Mevrouw Bruins Slot (CDA):

Creativiteit om de bureaucratie te omzeilen, vind ik een goed uitgangspunt, ook omdat nu natuurlijk in de wet staat dat elke zorgverlener eigenlijk zelf die verantwoordelijkheid heeft. Het kan dus gebeuren dat bijvoorbeeld in het UMC Utrecht de gegevens over bekkenbodemmatjes wel 20 jaar tot 30 jaar worden bewaard, terwijl in bijvoorbeeld ziekenhuis Bronovo, in het westen van het land, die gegevens niet zo lang worden bewaard. We gaan nu een implantatenregister opzetten, waarbij je juist die duidelijkheid wilt hebben. Dan zou het jammer zijn als het aan de achterkant niet goed gaat. Zou het dus toch niet goed zijn als we de staatssecretaris vragen om te zoeken naar een algemeen gedragen oplossing waarbij er geen sprake is van meer bureaucratie? Ik ga daar natuurlijk straks in mijn eigen inbreng ook op in. 

Mevrouw Marijnissen (SP):

Ja, ik wil me daar heel graag bij aansluiten.
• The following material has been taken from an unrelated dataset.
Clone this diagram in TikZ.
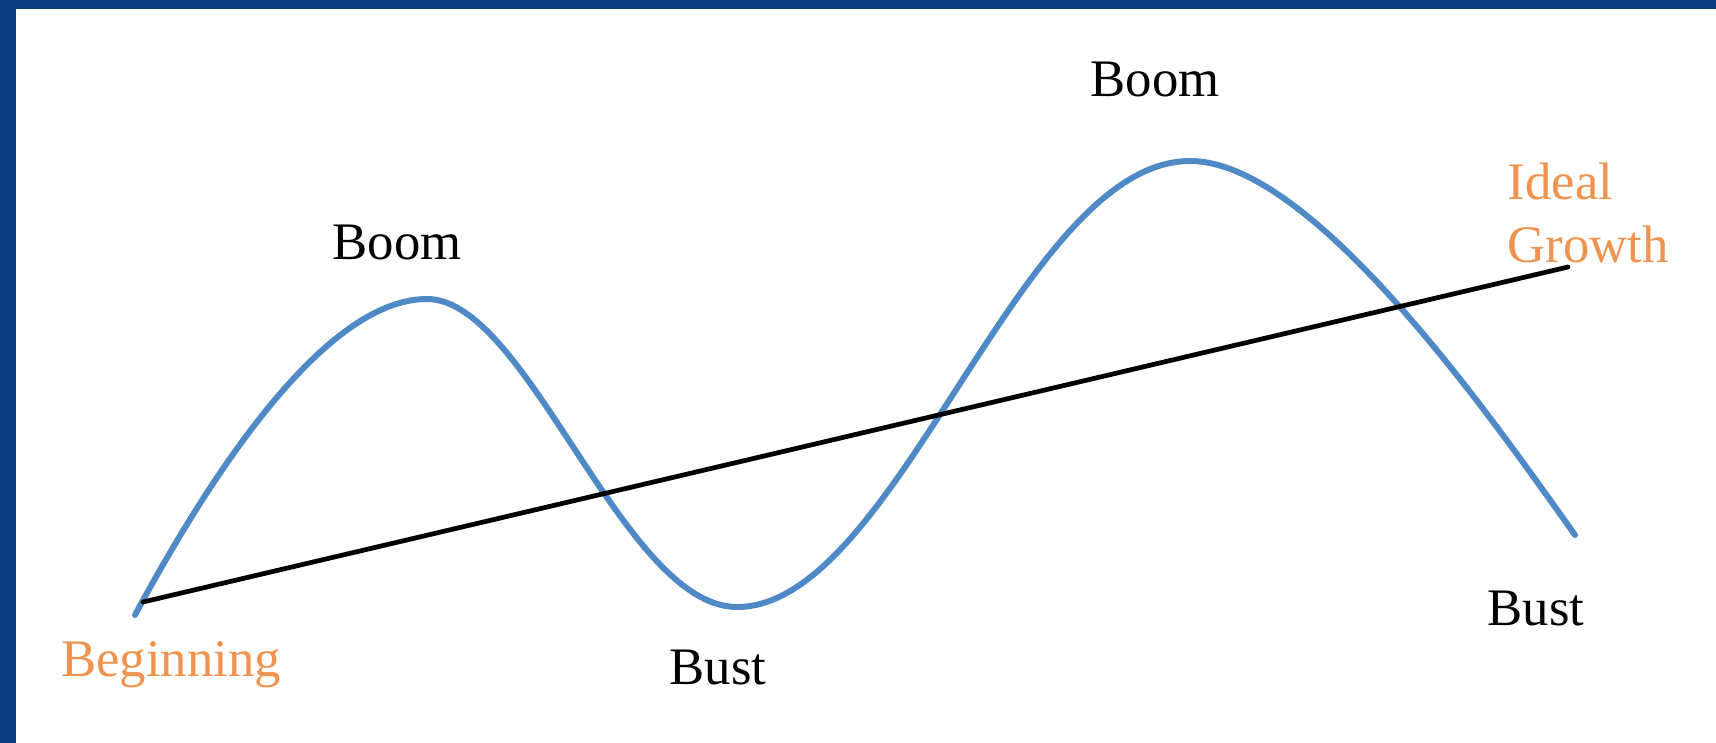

Ook ik wil die vraag heel graag aan de staatssecretaris voorleggen. 

De SP maakt zich ook zorgen over zorgaanbieders die implantaten hebben ingebracht, maar ophouden met het verlenen van medische zorg. Wat gebeurt er bijvoorbeeld als een noodlijdend ziekenhuis mogelijk failliet gaat? Hoe worden dan de patiënten nog getraceerd en opgeroepen als er een ondeugdelijk implantaat is ingebracht? De staatssecretaris antwoordde op eerdere, schriftelijk gestelde vragen hierover, dat zorgverleners verplicht zijn om hun gegevens over te dragen. Kan hij ons zeggen hoe, en door wie hierop wordt toegezien? Door wie wordt erop toegezien dat de benodigde gegevens te allen tijde ook daadwerkelijk worden overgedragen? En wat gebeurt er bijvoorbeeld verder als er een zorgaanbieder in de financiële problemen zit en hij daardoor wellicht minder moeite of geen moeite meer doet om de ingebrachte implantaten te traceren en de patiënten op te roepen? Hoe zouden we dat dan kunnen aanpakken? Liever nog zie ik dat we het voorkomen. Hoe zou dat volgens de staatssecretaris moeten gebeuren? 

De staatssecretaris zei eerder ook al dat de zorgaanbieders op dit punt een inspanningsverplichting hebben. Maar mijn fractie heeft toch gemeend dat dit erg vrijblijvend is. We vragen ons daarom af of die inspanningsverplichting niet gewoon een verplichting moet worden. Dat vraagt mijn fractie aan de staatssecretaris. En hoe gaat de inspectie hiermee om? 

De staatssecretaris gaf in zijn beantwoording aan dat de inspectie zonder een nadere wettelijke basis geen afdoende registratie van implantatengegevens kan afdwingen. Wij vinden het goed dat dit nu wel geregeld wordt. Mijn fractie begrijpt echter niet dat het onbekend is hoe vaak het voorkomt dat zorgaanbieders de nodige informatie niet beschikbaar hebben, zeker gezien het feit dat bij de kwestie rond de PIP-implantaten de gegeven verre van compleet waren. We zijn erg benieuwd naar het oordeel van de staatssecretaris hierover. 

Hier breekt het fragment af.